Реалист Рузвельт квалифицировал эти упражнения в словесности как «своего рода мистицизм» и строго ограничил темы бесед с Уоллесом вопросами сельского хозяйства. Тем Рузвельт и спасся. О сроках посевов, сборе урожая и пр. Уоллес всегда давал здравые советы19.
В совокупности аргументы и действия противников признания Советского Союза были не только абсурдными, но и смехотворными. ФДР любил рассказывать: «В 1933 году моя жена посетила одну из школ у нас в стране. В одной из классных комнат она увидела карту с большим белым пятном. Она спросила, что это за белое пятно, и ей ответили, что это место называть не разрешается. То был Советский Союз. Этот инцидент послужил одной из причин, побудивших меня обратиться с просьбой к президенту Калинину прислать представителя в Вашингтон для обсуждения вопроса об установлении дипломатических отношений».

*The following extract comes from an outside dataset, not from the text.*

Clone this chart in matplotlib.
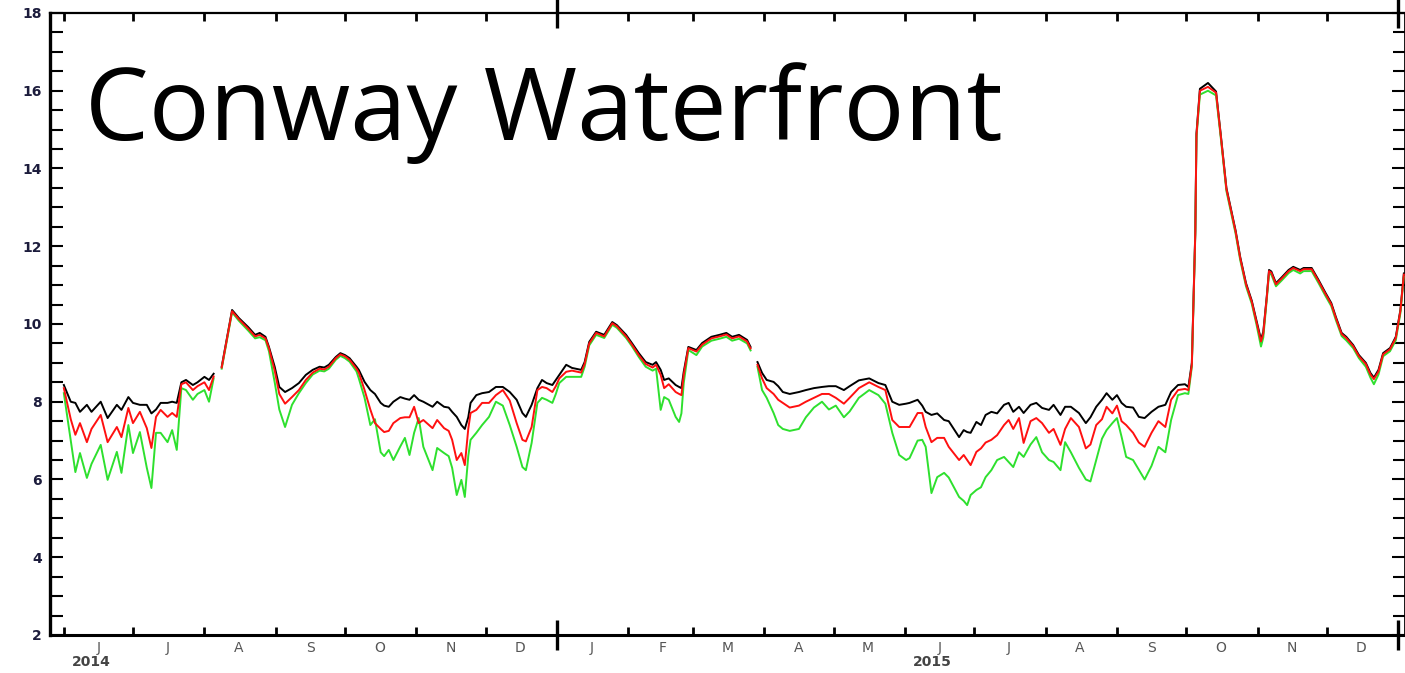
"""Daily water level, Conway Waterfront, June 2014 - December 2015."""
import datetime as dt

import numpy as np
import matplotlib
matplotlib.use('Agg')
import matplotlib.pyplot as plt
import matplotlib.dates as mdates
from matplotlib.ticker import MultipleLocator, FuncFormatter

nan = np.nan
START = dt.datetime(2014, 6, 1)

# days after 1 June 2014; nan marks a break in the record
day = [0, 3, 5, 7, 10, 12, 16, 19, 23, 25,
       28, 30, 33, 36, 38, 40, 42, 45, 47, 49,
       51, 53, 56, 58, 61, 63, 65, 66.5,
       68.5, 73, 76, 80, 83, 85, 87.5, 89, 91.5, 93.5,
       96, 99, 102, 105, 108, 111, 113, 115, 118, 120,
       122, 124, 127, 128, 130.5, 133, 135, 137.5, 139, 141,
       143, 146, 148, 150, 152, 154, 156, 160, 162, 165,
       167, 168.5, 170.5, 172.5, 174, 175.5, 176.5, 179, 181.5, 184.5,
       187.5, 190.5, 193.5, 196.5, 199, 200.5, 203, 205.5, 207.5, 209.5,
       212, 213.5, 215, 218, 220.5, 224.5, 226, 228, 231, 234.5,
       238, 240, 244, 246.5, 249.5, 252.5, 255.5, 257, 259, 260.5,
       262.5, 265.5, 267, 268, 269, 271, 274.5, 277, 281, 284.5,
       287.5, 290, 293, 296.5, 298, 299.5,
       301, 303, 305, 308, 310, 312, 315, 319, 322, 325.5,
       329, 332, 335, 338.5, 341, 345, 349.5, 353.5, 356.5, 359.5,
       362.5, 365.5, 367, 370.5, 372.5, 374, 376.5, 379, 382, 384,
       388.5, 390.5, 392, 393.5, 396, 398, 400, 402.5, 405, 408,
       410, 412, 414.5, 416.5, 419.5, 422, 424.5, 427.5, 429.5, 432.5,
       434.5, 437, 440.5, 443.5, 445.5, 448, 450.5, 452.5, 455, 457,
       459, 461, 464, 466.5, 469, 472, 475, 478, 480.5, 483.5,
       486.5, 488, 489.5, 491, 491.5, 493, 496.5, 500, 502, 504.5,
       508.5, 510.5, 513, 515.5, 517.5, 519.5, 520.5, 522, 523, 524,
       526, 528.5, 531.5, 533.5, 536.5, 538, 541.5, 544.5, 547.5, 550,
       552, 554.5, 556.5, 559.5, 562, 565, 567, 568.5, 570.5, 572.5,
       575.5, 578, 580, 581.5]

black = [8.43, 8.0, 7.97, 7.74, 7.92, 7.74, 8.0, 7.58, 7.92, 7.79,
         8.12, 7.97, 7.92, 7.92, 7.7, 7.8, 7.97, 7.97, 8.0, 7.97,
         8.5, 8.56, 8.43, 8.5, 8.64, 8.56, 8.72, nan,
         8.9, 10.36, 10.15, 9.92, 9.72, 9.77, 9.67, 9.41, 8.9, 8.38,
         8.25, 8.35, 8.48, 8.69, 8.82, 8.9, 8.88, 8.95, 9.15, 9.25,
         9.2, 9.12, 8.9, 8.82, 8.51, 8.3, 8.2, 7.97, 7.9, 7.87,
         8.0, 8.12, 8.08, 8.05, 8.17, 8.05, 8.0, 7.87, 8.0, 7.87,
         7.85, 7.74, 7.61, 7.4, 7.3, 7.6, 7.97, 8.17, 8.22, 8.25,
         8.38, 8.38, 8.25, 8.05, 7.71, 7.61, 7.92, 8.35, 8.56, 8.48,
         8.43, 8.56, 8.69, 8.95, 8.87, 8.82, 9.02, 9.54, 9.8, 9.72,
         10.05, 9.97, 9.72, 9.51, 9.25, 9.02, 8.95, 9.02, 8.82, 8.56,
         8.6, 8.43, 8.38, 8.35, 8.77, 9.41, 9.33, 9.51, 9.67, 9.72,
         9.77, 9.67, 9.72, 9.59, 9.41, nan,
         9.02, 8.74, 8.56, 8.51, 8.4, 8.25, 8.2, 8.25, 8.3, 8.35,
         8.38, 8.4, 8.4, 8.3, 8.4, 8.55, 8.6, 8.48, 8.43, 8.0,
         7.92, 7.95, 7.97, 8.05, 7.9, 7.74, 7.66, 7.7, 7.53, 7.5,
         7.09, 7.27, 7.22, 7.2, 7.48, 7.4, 7.66, 7.74, 7.7, 7.92,
         7.97, 7.74, 7.87, 7.71, 7.92, 7.97, 7.84, 7.79, 7.92, 7.66,
         7.87, 7.87, 7.71, 7.45, 7.6, 7.87, 8.05, 8.22, 8.05, 8.17,
         7.97, 7.87, 7.85, 7.61, 7.58, 7.74, 7.87, 7.92, 8.25, 8.43,
         8.45, 8.38, 9.0, 12.4, 14.9, 16.05, 16.2, 15.98, 14.9, 13.5,
         12.4, 11.72, 11.05, 10.6, 10.1, 9.6, 9.8, 10.7, 11.39, 11.35,
         11.05, 11.2, 11.39, 11.47, 11.39, 11.44, 11.44, 11.13, 10.8, 10.54,
         10.18, 9.77, 9.67, 9.46, 9.2, 9.0, 8.74, 8.62, 8.82, 9.25,
         9.38, 9.67, 10.36, 11.3]

red = [8.35, 7.55, 7.15, 7.45, 6.96, 7.3, 7.66, 6.96, 7.35, 7.09,
       7.84, 7.45, 7.74, 7.32, 6.81, 7.61, 7.79, 7.61, 7.71, 7.61,
       8.45, 8.5, 8.3, 8.4, 8.5, 8.3, 8.65, nan,
       8.88, 10.33, 10.12, 9.88, 9.68, 9.72, 9.63, 9.38, 8.8, 8.2,
       7.95, 8.12, 8.3, 8.56, 8.75, 8.85, 8.83, 8.9, 9.12, 9.22,
       9.17, 9.08, 8.85, 8.75, 8.3, 7.8, 7.45, 7.3, 7.22, 7.25,
       7.45, 7.58, 7.6, 7.6, 7.87, 7.45, 7.53, 7.32, 7.53, 7.32,
       7.25, 7.02, 6.5, 6.68, 6.37, 7.3, 7.71, 7.79, 7.97, 7.97,
       8.17, 8.3, 8.03, 7.45, 7.02, 6.98, 7.35, 8.3, 8.38, 8.35,
       8.25, 8.4, 8.6, 8.77, 8.8, 8.75, 8.97, 9.5, 9.77, 9.68,
       10.02, 9.94, 9.68, 9.47, 9.2, 8.97, 8.88, 8.95, 8.69, 8.35,
       8.45, 8.25, 8.2, 8.17, 8.69, 9.38, 9.29, 9.47, 9.63, 9.68,
       9.73, 9.63, 9.68, 9.55, 9.37, nan,
       8.95, 8.6, 8.35, 8.2, 8.05, 7.97, 7.85, 7.9, 8.0, 8.1,
       8.2, 8.2, 8.1, 7.95, 8.1, 8.35, 8.5, 8.38, 8.3, 7.53,
       7.35, 7.35, 7.35, 7.71, 7.71, 7.35, 6.96, 7.07, 7.07, 6.84,
       6.5, 6.63, 6.5, 6.37, 6.71, 6.8, 6.95, 7.02, 7.14, 7.4,
       7.53, 7.3, 7.58, 6.94, 7.5, 7.58, 7.45, 7.2, 7.3, 6.89,
       7.3, 7.58, 7.35, 6.8, 6.9, 7.4, 7.55, 7.87, 7.7, 7.9,
       7.5, 7.4, 7.2, 6.95, 6.84, 7.2, 7.5, 7.35, 8.05, 8.3,
       8.33, 8.3, 8.95, 12.35, 14.85, 16.0, 16.1, 15.95, 14.87, 13.47,
       12.37, 11.69, 11.02, 10.57, 10.06, 9.55, 9.75, 10.67, 11.36, 11.32,
       11.02, 11.17, 11.36, 11.44, 11.36, 11.41, 11.41, 11.1, 10.77, 10.51,
       10.15, 9.74, 9.64, 9.43, 9.17, 8.97, 8.7, 8.58, 8.78, 9.22,
       9.35, 9.64, 10.33, 11.27]

green = [8.22, 7.0, 6.19, 6.68, 6.04, 6.4, 6.89, 5.99, 6.71, 6.17,
         7.4, 6.68, 7.22, 6.3, 5.78, 7.2, 7.2, 6.96, 7.27, 6.76,
         8.35, 8.3, 8.05, 8.2, 8.3, 8.0, 8.6, nan,
         8.85, 10.3, 10.08, 9.83, 9.63, 9.66, 9.58, 9.3, 8.5, 7.8,
         7.35, 7.92, 8.22, 8.48, 8.7, 8.8, 8.78, 8.85, 9.08, 9.18,
         9.12, 9.03, 8.78, 8.6, 8.1, 7.4, 7.55, 6.7, 6.6, 6.76,
         6.5, 6.85, 7.07, 6.63, 7.2, 7.58, 6.84, 6.24, 6.81, 6.68,
         6.6, 6.3, 5.6, 5.99, 5.55, 6.6, 7.02, 7.2, 7.4, 7.61,
         8.0, 7.9, 7.4, 6.84, 6.32, 6.24, 6.94, 7.97, 8.1, 8.05,
         7.97, 8.2, 8.48, 8.64, 8.64, 8.64, 8.9, 9.45, 9.72, 9.64,
         9.98, 9.9, 9.64, 9.43, 9.15, 8.9, 8.8, 8.85, 7.79, 8.12,
         8.05, 7.61, 7.48, 7.7, 8.48, 9.33, 9.2, 9.42, 9.57, 9.62,
         9.67, 9.57, 9.62, 9.5, 9.32, nan,
         8.9, 8.3, 8.1, 7.71, 7.4, 7.3, 7.25, 7.3, 7.6, 7.85,
         8.0, 7.8, 7.9, 7.6, 7.75, 8.1, 8.3, 8.17, 7.95, 7.2,
         6.63, 6.5, 6.55, 7.0, 7.02, 6.84, 5.65, 6.06, 6.17, 6.05,
         5.55, 5.45, 5.34, 5.6, 5.73, 5.8, 6.06, 6.24, 6.5, 6.58,
         6.45, 6.32, 6.7, 6.58, 6.9, 7.09, 6.7, 6.5, 6.45, 6.24,
         6.96, 6.7, 6.3, 6.0, 5.95, 6.5, 7.05, 7.27, 7.45, 7.58,
         7.1, 6.58, 6.5, 6.25, 6.0, 6.35, 6.84, 6.7, 7.53, 8.17,
         8.22, 8.2, 8.9, 12.3, 14.8, 15.9, 16.0, 15.88, 14.82, 13.42,
         12.32, 11.64, 10.97, 10.52, 10.0, 9.42, 9.65, 10.62, 11.3, 11.27,
         10.97, 11.12, 11.31, 11.39, 11.3, 11.36, 11.36, 11.05, 10.72, 10.46,
         10.1, 9.69, 9.58, 9.38, 9.12, 8.9, 8.62, 8.45, 8.7, 9.17,
         9.3, 9.58, 10.28, 11.22]

year_labels = ['2014', '2015']


def plot():
    x = mdates.date2num(START) + np.array(day)

    fig = plt.figure(figsize=(14.05, 6.73), dpi=100)
    ax = fig.add_axes([0.0356, 0.0565, 0.9644, 0.9242])

    ax.plot(x, black, color='black', lw=1.4, zorder=3)
    ax.plot(x, green, color='#2ee02e', lw=1.4, zorder=4)
    ax.plot(x, red, color='#ff1010', lw=1.4, zorder=5)

    ax.set_ylim(2, 18)
    ax.set_xlim(mdates.date2num(START) - 6, mdates.date2num(START) + 582)

    ax.text(0.026, 0.796, 'Conway Waterfront', transform=ax.transAxes,
            fontsize=73, family='Open Sans', va='baseline', ha='left')

    # y axis: labelled every 2, minor ticks every 0.5, all pointing inward
    ax.yaxis.set_major_locator(MultipleLocator(2))
    ax.yaxis.set_minor_locator(MultipleLocator(0.5))
    ax.tick_params(axis='y', which='both', direction='in', right=True,
                   width=1.5, pad=6, labelsize=10, labelcolor='#1c1c3c')
    ax.tick_params(axis='y', which='major', left=True, length=9.5)
    ax.tick_params(axis='y', which='minor', length=9)
    for lab in ax.get_yticklabels():
        lab.set_fontweight('bold')

    # x axis: ticks at month starts, letters centred mid-month
    ax.xaxis.set_major_locator(mdates.MonthLocator())
    ax.xaxis.set_major_formatter(FuncFormatter(lambda v, p: ''))
    ax.xaxis.set_minor_locator(mdates.MonthLocator(bymonthday=16))
    ax.xaxis.set_minor_formatter(FuncFormatter(
        lambda v, p: mdates.num2date(v).strftime('%b')[0]))
    ax.tick_params(axis='x', which='major', direction='in', top=True,
                   length=6, width=2)
    ax.tick_params(axis='x', which='minor', length=0, pad=4,
                   labelsize=10, labelcolor='#555555')

    # longer ticks across the axis at the turn of each year
    locs = ax.xaxis.get_majorticklocs()
    for tick, loc in zip(ax.xaxis.get_major_ticks(len(locs)), locs):
        d = mdates.num2date(loc)
        if d.month == 1:
            for line in (tick.tick1line, tick.tick2line):
                line.set_marker('|')
                line.set_markersize(21)
                line.set_markeredgewidth(2.4)

    for i, year in enumerate(year_labels):
        xpos = mdates.date2num(dt.datetime(2014 + i, 6, 4, 12))
        ax.text(xpos, -0.043, year, transform=ax.get_xaxis_transform(),
                ha='left', va='center', fontsize=10, fontweight='bold',
                color='#444444')

    ax.spines['left'].set_linewidth(2.4)
    ax.spines['bottom'].set_linewidth(2.2)
    ax.spines['top'].set_linewidth(1.6)
    ax.spines['right'].set_linewidth(2.0)

    fig.savefig('out.png', dpi=100)


if __name__ == '__main__':
    plot()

10 октября 1933 г. Ф. Рузвельт направил Председателю ЦИК СССР М. И. Калинину официальное предложение об открытии переговоров об установлении дипломатических отношений между США и СССР. Переговоры в Вашингтоне с Ф. Рузвельтом вел М.М. Литвинов. Они оказались трудными. Рузвельт настаивал на том, чтобы в обмен на признание СССР отказался от известной политики в отношении религии. Литвинов сообщал в Москву: «…Президент предлагает мне взять на себя обязательства, которые изменяют и дополняют наше законодательство о религии. Это превышает мою компетенцию и наши возможности. Капитуляции даже в восточных странах отходят в область предания, тем менее я мог ожидать от президента попытки навязать нашей стране что-либо подобное. Наша страна крепнет, и мы не видим оснований принимать теперь то, что отвергали даже десять лет назад»20. Что и было растолковано Рузвельту, посему он, между прочим, не счел нужным информировать госдепартамент о существе переговоров. Авторитет должен быть сохранен в чиновном мире Вашингтона!